* _WRITTEN EXERCISE_
Retype all of the data exactly as given.

-- start DATA LINES --

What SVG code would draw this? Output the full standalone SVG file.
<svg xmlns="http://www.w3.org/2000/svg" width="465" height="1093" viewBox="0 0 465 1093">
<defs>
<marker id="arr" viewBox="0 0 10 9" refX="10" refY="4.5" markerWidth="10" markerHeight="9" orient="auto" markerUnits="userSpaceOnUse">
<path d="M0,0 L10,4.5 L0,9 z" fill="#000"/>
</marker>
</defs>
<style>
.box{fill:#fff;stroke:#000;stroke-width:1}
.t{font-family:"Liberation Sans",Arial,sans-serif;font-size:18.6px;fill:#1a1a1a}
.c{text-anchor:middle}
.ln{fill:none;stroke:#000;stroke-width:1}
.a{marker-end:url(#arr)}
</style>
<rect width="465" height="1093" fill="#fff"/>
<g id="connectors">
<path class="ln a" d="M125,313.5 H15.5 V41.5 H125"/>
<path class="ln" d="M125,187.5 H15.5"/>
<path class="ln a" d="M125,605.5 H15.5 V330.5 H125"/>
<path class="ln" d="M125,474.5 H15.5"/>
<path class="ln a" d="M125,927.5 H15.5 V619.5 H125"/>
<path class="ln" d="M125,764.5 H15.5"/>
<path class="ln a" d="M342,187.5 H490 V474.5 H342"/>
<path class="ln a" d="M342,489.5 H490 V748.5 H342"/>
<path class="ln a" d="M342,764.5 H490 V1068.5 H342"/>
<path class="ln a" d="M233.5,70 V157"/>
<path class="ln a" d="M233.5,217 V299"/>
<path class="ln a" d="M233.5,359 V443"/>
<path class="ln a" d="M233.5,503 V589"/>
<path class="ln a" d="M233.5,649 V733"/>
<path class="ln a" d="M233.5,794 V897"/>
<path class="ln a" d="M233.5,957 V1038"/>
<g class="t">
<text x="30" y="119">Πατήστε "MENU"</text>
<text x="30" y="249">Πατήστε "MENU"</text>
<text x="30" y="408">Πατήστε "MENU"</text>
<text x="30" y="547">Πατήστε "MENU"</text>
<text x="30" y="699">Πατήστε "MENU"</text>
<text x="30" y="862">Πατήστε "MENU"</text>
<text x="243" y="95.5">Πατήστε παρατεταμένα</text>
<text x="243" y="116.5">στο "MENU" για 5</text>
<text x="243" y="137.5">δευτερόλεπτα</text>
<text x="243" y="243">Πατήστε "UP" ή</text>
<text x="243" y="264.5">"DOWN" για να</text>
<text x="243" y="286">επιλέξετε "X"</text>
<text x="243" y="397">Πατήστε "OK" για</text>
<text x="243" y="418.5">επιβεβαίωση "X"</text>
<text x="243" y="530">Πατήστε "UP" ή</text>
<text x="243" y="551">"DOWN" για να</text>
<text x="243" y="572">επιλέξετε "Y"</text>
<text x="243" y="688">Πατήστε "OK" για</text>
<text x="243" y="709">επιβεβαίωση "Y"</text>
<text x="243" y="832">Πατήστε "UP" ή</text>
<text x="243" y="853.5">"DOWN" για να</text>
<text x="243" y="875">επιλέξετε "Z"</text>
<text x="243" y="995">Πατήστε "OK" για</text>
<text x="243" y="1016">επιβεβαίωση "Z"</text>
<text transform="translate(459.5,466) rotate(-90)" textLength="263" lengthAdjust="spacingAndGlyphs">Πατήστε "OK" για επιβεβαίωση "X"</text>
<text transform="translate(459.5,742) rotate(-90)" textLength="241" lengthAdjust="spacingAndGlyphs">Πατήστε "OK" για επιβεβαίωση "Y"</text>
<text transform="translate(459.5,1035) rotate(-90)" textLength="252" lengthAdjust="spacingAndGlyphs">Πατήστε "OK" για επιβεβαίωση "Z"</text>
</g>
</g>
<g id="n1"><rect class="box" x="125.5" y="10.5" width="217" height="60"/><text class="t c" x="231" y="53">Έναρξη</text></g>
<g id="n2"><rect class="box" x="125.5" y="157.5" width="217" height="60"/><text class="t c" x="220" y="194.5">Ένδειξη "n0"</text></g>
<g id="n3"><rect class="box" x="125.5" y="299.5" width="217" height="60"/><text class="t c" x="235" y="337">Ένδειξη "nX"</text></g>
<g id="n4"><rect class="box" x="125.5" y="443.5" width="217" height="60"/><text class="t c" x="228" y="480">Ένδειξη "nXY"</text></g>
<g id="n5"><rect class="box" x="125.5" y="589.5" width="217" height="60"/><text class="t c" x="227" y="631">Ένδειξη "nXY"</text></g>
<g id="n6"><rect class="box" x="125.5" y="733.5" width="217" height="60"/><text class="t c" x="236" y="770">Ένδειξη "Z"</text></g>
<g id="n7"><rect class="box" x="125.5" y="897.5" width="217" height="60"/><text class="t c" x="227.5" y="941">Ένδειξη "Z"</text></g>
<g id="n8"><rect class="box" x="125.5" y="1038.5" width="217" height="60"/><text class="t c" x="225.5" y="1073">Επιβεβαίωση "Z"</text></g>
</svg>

-- end DATA LINES --

* _RESULT BELOW_
What SVG code would draw this? Output the full standalone SVG file.
<svg xmlns="http://www.w3.org/2000/svg" width="465" height="1093" viewBox="0 0 465 1093">
<defs>
<marker id="arr" viewBox="0 0 10 9" refX="10" refY="4.5" markerWidth="10" markerHeight="9" orient="auto" markerUnits="userSpaceOnUse">
<path d="M0,0 L10,4.5 L0,9 z" fill="#000"/>
</marker>
</defs>
<style>
.box{fill:#fff;stroke:#000;stroke-width:1}
.t{font-family:"Liberation Sans",Arial,sans-serif;font-size:18.6px;fill:#1a1a1a}
.c{text-anchor:middle}
.ln{fill:none;stroke:#000;stroke-width:1}
.a{marker-end:url(#arr)}
</style>
<rect width="465" height="1093" fill="#fff"/>
<g id="connectors">
<path class="ln a" d="M125,313.5 H15.5 V41.5 H125"/>
<path class="ln" d="M125,187.5 H15.5"/>
<path class="ln a" d="M125,605.5 H15.5 V330.5 H125"/>
<path class="ln" d="M125,474.5 H15.5"/>
<path class="ln a" d="M125,927.5 H15.5 V619.5 H125"/>
<path class="ln" d="M125,764.5 H15.5"/>
<path class="ln a" d="M342,187.5 H490 V474.5 H342"/>
<path class="ln a" d="M342,489.5 H490 V748.5 H342"/>
<path class="ln a" d="M342,764.5 H490 V1068.5 H342"/>
<path class="ln a" d="M233.5,70 V157"/>
<path class="ln a" d="M233.5,217 V299"/>
<path class="ln a" d="M233.5,359 V443"/>
<path class="ln a" d="M233.5,503 V589"/>
<path class="ln a" d="M233.5,649 V733"/>
<path class="ln a" d="M233.5,794 V897"/>
<path class="ln a" d="M233.5,957 V1038"/>
<g class="t">
<text x="30" y="119">Πατήστε "MENU"</text>
<text x="30" y="249">Πατήστε "MENU"</text>
<text x="30" y="408">Πατήστε "MENU"</text>
<text x="30" y="547">Πατήστε "MENU"</text>
<text x="30" y="699">Πατήστε "MENU"</text>
<text x="30" y="862">Πατήστε "MENU"</text>
<text x="243" y="95.5">Πατήστε παρατεταμένα</text>
<text x="243" y="116.5">στο "MENU" για 5</text>
<text x="243" y="137.5">δευτερόλεπτα</text>
<text x="243" y="243">Πατήστε "UP" ή</text>
<text x="243" y="264.5">"DOWN" για να</text>
<text x="243" y="286">επιλέξετε "X"</text>
<text x="243" y="397">Πατήστε "OK" για</text>
<text x="243" y="418.5">επιβεβαίωση "X"</text>
<text x="243" y="530">Πατήστε "UP" ή</text>
<text x="243" y="551">"DOWN" για να</text>
<text x="243" y="572">επιλέξετε "Y"</text>
<text x="243" y="688">Πατήστε "OK" για</text>
<text x="243" y="709">επιβεβαίωση "Y"</text>
<text x="243" y="832">Πατήστε "UP" ή</text>
<text x="243" y="853.5">"DOWN" για να</text>
<text x="243" y="875">επιλέξετε "Z"</text>
<text x="243" y="995">Πατήστε "OK" για</text>
<text x="243" y="1016">επιβεβαίωση "Z"</text>
<text transform="translate(459.5,466) rotate(-90)" textLength="263" lengthAdjust="spacingAndGlyphs">Πατήστε "OK" για επιβεβαίωση "X"</text>
<text transform="translate(459.5,742) rotate(-90)" textLength="241" lengthAdjust="spacingAndGlyphs">Πατήστε "OK" για επιβεβαίωση "Y"</text>
<text transform="translate(459.5,1035) rotate(-90)" textLength="252" lengthAdjust="spacingAndGlyphs">Πατήστε "OK" για επιβεβαίωση "Z"</text>
</g>
</g>
<g id="n1"><rect class="box" x="125.5" y="10.5" width="217" height="60"/><text class="t c" x="231" y="53">Έναρξη</text></g>
<g id="n2"><rect class="box" x="125.5" y="157.5" width="217" height="60"/><text class="t c" x="220" y="194.5">Ένδειξη "n0"</text></g>
<g id="n3"><rect class="box" x="125.5" y="299.5" width="217" height="60"/><text class="t c" x="235" y="337">Ένδειξη "nX"</text></g>
<g id="n4"><rect class="box" x="125.5" y="443.5" width="217" height="60"/><text class="t c" x="228" y="480">Ένδειξη "nXY"</text></g>
<g id="n5"><rect class="box" x="125.5" y="589.5" width="217" height="60"/><text class="t c" x="227" y="631">Ένδειξη "nXY"</text></g>
<g id="n6"><rect class="box" x="125.5" y="733.5" width="217" height="60"/><text class="t c" x="236" y="770">Ένδειξη "Z"</text></g>
<g id="n7"><rect class="box" x="125.5" y="897.5" width="217" height="60"/><text class="t c" x="227.5" y="941">Ένδειξη "Z"</text></g>
<g id="n8"><rect class="box" x="125.5" y="1038.5" width="217" height="60"/><text class="t c" x="225.5" y="1073">Επιβεβαίωση "Z"</text></g>
</svg>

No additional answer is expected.